PROJECT SUMMARY
The development of novel therapies is at the core of improving cancer outcomes worldwide. However, currently
used metrics to capture clinical benefit of these novel therapies may not always capture treatment success or
failure. The overarching goal of the proposed research is to increase precision by leveraging metrics that
integrate imaging with other measures of tumor response such as changes in plasma circulating tumor DNA
(ctDNA) in patients undergoing novel therapies. The proposed research builds on clinical proof-of-principle by
the investigative team using next-generation sequencing (NGS) of ctDNA that decreases in variant allele
frequency (VAF) of selected alterations can be observed prior to conventional radiologic response, and that
increases in VAF often occur several weeks to months before radiologic progression. Building on the foundation
of NGS, MSK-ACCESS, a highly sensitive deep sequencing liquid biopsy assay, was recently developed by the
investigative team based on its FDA-authorized counterpart MSK-IMPACT performed on tumor tissue, which
enables the identification of actionable genetic alterations that can be targeted with drugs. Additionally, the
research builds upon extensive experience of the investigative team with “basket trials” evaluating the activity of
precision genome-driven and immunomodulatory therapies, whereby the enrolling criterion is a putative
biomarker regardless of cancer type, which has put a premium on serially collecting co-clinical trial ctDNA
samples along with MSK-IMPACT testing on the tumor tissue, providing a baseline genomic profile to guide
ctDNA-based disease monitoring. The diverse and extensive collection of prospectively collected ctDNA samples
within these trials provides timepoints that can be compared to regulatory grade pre-treatment, on-treatment,
and post-progression imaging assessments via computed tomography (CT) and/or magnetic resonance imaging
(MRI), and positron emission tomography (PET). Specific Aim 1: To evaluate the correlation between early
changes in ctDNA variant allele frequencies (VAF) with best response to therapy via conventional and advanced
imaging assessments in early-phase targeted or immunomodulatory clinical trials.

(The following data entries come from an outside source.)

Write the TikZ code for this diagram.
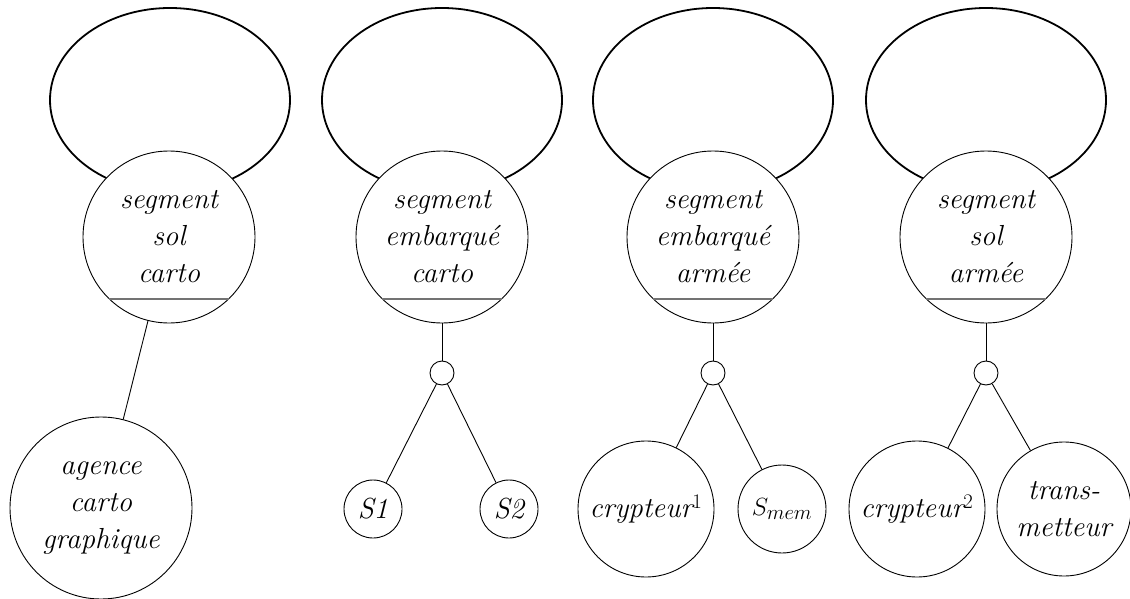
\documentclass[tikz,border=0pt]{standalone}
\begin{document}
\begin{tikzpicture}[x=1pt,y=-1pt,
  txt/.style={font=\fontsize{29}{37}\selectfont\itshape,align=center,inner sep=0pt},
  bigc/.style={circle,draw,line width=0.9pt,fill=white,minimum size=172pt,txt},
  leaf/.style={circle,draw,line width=0.9pt,fill=white,minimum size=#1,txt},
  junc/.style={circle,draw,line width=0.9pt,fill=white,minimum size=24pt,inner sep=0pt},
  loopell/.style={line width=1.8pt},
  bar/.style={line width=1.6pt,draw=black!55},
  conn/.style={line width=0.9pt}]
\useasboundingbox (0,0) rectangle (1130,599);

% loops
\draw[loopell] (170,100) ellipse [x radius=120pt, y radius=92pt];
\draw[loopell] (442,100) ellipse [x radius=120pt, y radius=92pt];
\draw[loopell] (713,100) ellipse [x radius=120pt, y radius=92pt];
\draw[loopell] (986,100) ellipse [x radius=120pt, y radius=92pt];

% top circles
\node[bigc] (a) at (169,237) {segment\\sol\\carto};
\node[bigc] (b) at (442,237) {segment\\embarqu\'e\\carto};
\node[bigc] (c) at (713,237) {segment\\embarqu\'e\\arm\'ee};
\node[bigc] (d) at (986,237) {segment\\sol\\arm\'ee};

% grey bars
\foreach \cx in {169,442,713,986}{
  \draw[bar] (\cx-59.6,299) -- (\cx+59.6,299);
}

% junctions
\node[junc] (jb) at (442,373) {};
\node[junc] (jc) at (713,373) {};
\node[junc] (jd) at (986,373) {};

% leaves
\node[leaf=182pt] (ag) at (101,508) {agence\\carto\\graphique};
\node[leaf=58pt] (s1) at (373,509) {S1};
\node[leaf=58pt] (s2) at (509,509) {S2};
\node[leaf=136pt] (cr1) at (646,509) {crypteur$^1$};
\node[leaf=88pt] (sm) at (782,509) {$S_{mem}$};
\node[leaf=136pt] (cr2) at (917,509) {crypteur$^2$};
\node[leaf=134pt] (tr) at (1064,509) {trans-\\metteur};

% connectors
\draw[conn] (a) -- (ag);
\draw[conn] (b) -- (jb);
\draw[conn] (jb) -- (s1);
\draw[conn] (jb) -- (s2);
\draw[conn] (c) -- (jc);
\draw[conn] (jc) -- (cr1);
\draw[conn] (jc) -- (sm);
\draw[conn] (d) -- (jd);
\draw[conn] (jd) -- (cr2);
\draw[conn] (jd) -- (tr);
\end{tikzpicture}
\end{document}
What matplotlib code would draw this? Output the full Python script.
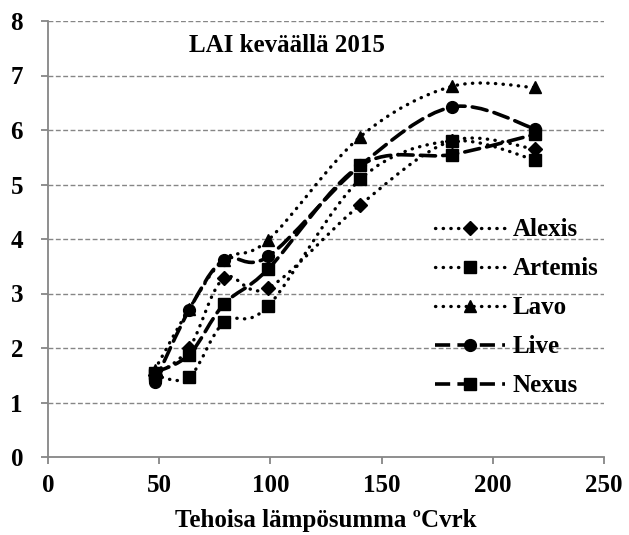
import matplotlib
matplotlib.use("Agg")
import matplotlib.pyplot as plt
from matplotlib.path import Path
from matplotlib.patches import PathPatch
from matplotlib.lines import Line2D

plt.rcParams['font.family'] = ['Liberation Serif', 'DejaVu Serif']
plt.rcParams['font.weight'] = 'bold'

# effective temperature sum (x) and LAI per variety
temp_sum = [48, 63.5, 79, 99, 140.5, 181.5, 219]
alexis = [1.5, 2.0, 3.28, 3.1, 4.63, 5.8, 5.65]
artemis = [1.5, 1.47, 2.47, 2.77, 5.1, 5.8, 5.45]
lavo = [1.6, 2.72, 3.62, 3.98, 5.88, 6.8, 6.78]
live = [1.38, 2.7, 3.62, 3.68, 5.35, 6.42, 6.02]
nexus = [1.55, 1.88, 2.8, 3.45, 5.35, 5.55, 5.92]

names = ['Alexis', 'Artemis', 'Lavo', 'Live', 'Nexus']
series = [alexis, artemis, lavo, live, nexus]
markers = ['D', 's', '^', 'o', 's']
msizes = [7, 8.5, 8.5, 8.5, 9]
dotted = (0, (0.1, 2.2))
dashed = (0, (4.2, 2.0))
styles = [dotted, dotted, dotted, dashed, dashed]


def smooth_path(xs, ys):
    # Catmull-Rom style bezier like Excel's "smoothed line"
    pts = list(zip(xs, ys))
    verts = [pts[0]]
    codes = [Path.MOVETO]
    n = len(pts)
    for i in range(n - 1):
        p0 = pts[i - 1] if i > 0 else pts[i]
        p1 = pts[i]
        p2 = pts[i + 1]
        p3 = pts[i + 2] if i + 2 < n else pts[i + 1]
        c1 = (p1[0] + (p2[0] - p0[0]) / 6, p1[1] + (p2[1] - p0[1]) / 6)
        c2 = (p2[0] - (p3[0] - p1[0]) / 6, p2[1] - (p3[1] - p1[1]) / 6)
        verts += [c1, c2, p2]
        codes += [Path.CURVE4] * 3
    return Path(verts, codes)


fig = plt.figure(figsize=(6.29, 5.35), dpi=100)
ax = fig.add_axes([48 / 629, 1 - 457 / 535, 556 / 629, 436 / 535])

gray = '#868686'
for yv in range(1, 9):
    ax.axhline(yv, color=gray, lw=1.0, ls=(0, (3.5, 1.8)), zorder=0)

handles = []
for name, ys, m, ms, ls in zip(names, series, markers, msizes, styles):
    lw = 2.4 if ls is dotted else 2.6
    patch = PathPatch(smooth_path(temp_sum, ys), fill=False, lw=lw, ls=ls,
                      edgecolor='black', capstyle='round', zorder=2)
    ax.add_patch(patch)
    ax.plot(temp_sum, ys, ls='none', marker=m, ms=ms, color='black', zorder=3)
    h = Line2D([], [], color='black', lw=lw, ls=ls, marker=m, ms=ms,
               dash_capstyle='round' if ls is dotted else 'butt')
    handles.append(h)

ax.set_xlim(0, 250)
ax.set_ylim(0, 8)
ax.set_xticks([0, 50, 100, 150, 200, 250])
ax.set_yticks(range(0, 9))
for s in ['top', 'right']:
    ax.spines[s].set_visible(False)
for s in ['left', 'bottom']:
    ax.spines[s].set_color(gray)
    ax.spines[s].set_linewidth(1.3)
ax.tick_params(axis='both', colors=gray, length=5, width=1.3, labelsize=18,
               labelcolor='black')
ax.tick_params(axis='y', pad=13)
ax.tick_params(axis='x', pad=7)

ax.set_xlabel('Tehoisa lämpösumma ºCvrk', fontsize=18, fontweight='bold',
              labelpad=9)
fig.text(287 / 629, 1 - 45 / 535, 'LAI keväällä 2015', fontsize=18,
         fontweight='bold', ha='center', va='center')

ax.legend(handles, names, loc='center left', bbox_to_anchor=(0.696, 0.342),
          frameon=False, fontsize=18, handlelength=2.8, handletextpad=0.3,
          labelspacing=0.64, borderpad=0, borderaxespad=0)

fig.savefig('out.png', dpi=100)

Specific Aim 2: To identify if
plasma ctDNA trends can more precisely predict longitudinal clinical benefit (measured by progression-free
survival) in patients who fall within the broad response category of stable disease via RECIST in early-phase
clinical trials. Specific Aim 3: To identify the median time prior to which rising ctDNA levels presages eventual
radiologic progression in patients who initially benefit from targeted or immunomodulatory therapy (i.e.,
complete/partial response or stable disease as best overall response) in early-phase clinical trials. Impact: The
insights from this study will lay the groundwork for integrating advanced imaging and ctDNA-based biomarkers
in the future that may be used by regulatory agencies around the globe for the purpose of assessing and
approving novel precision therapies and ultimately allow the possibility for personalized precision medicine.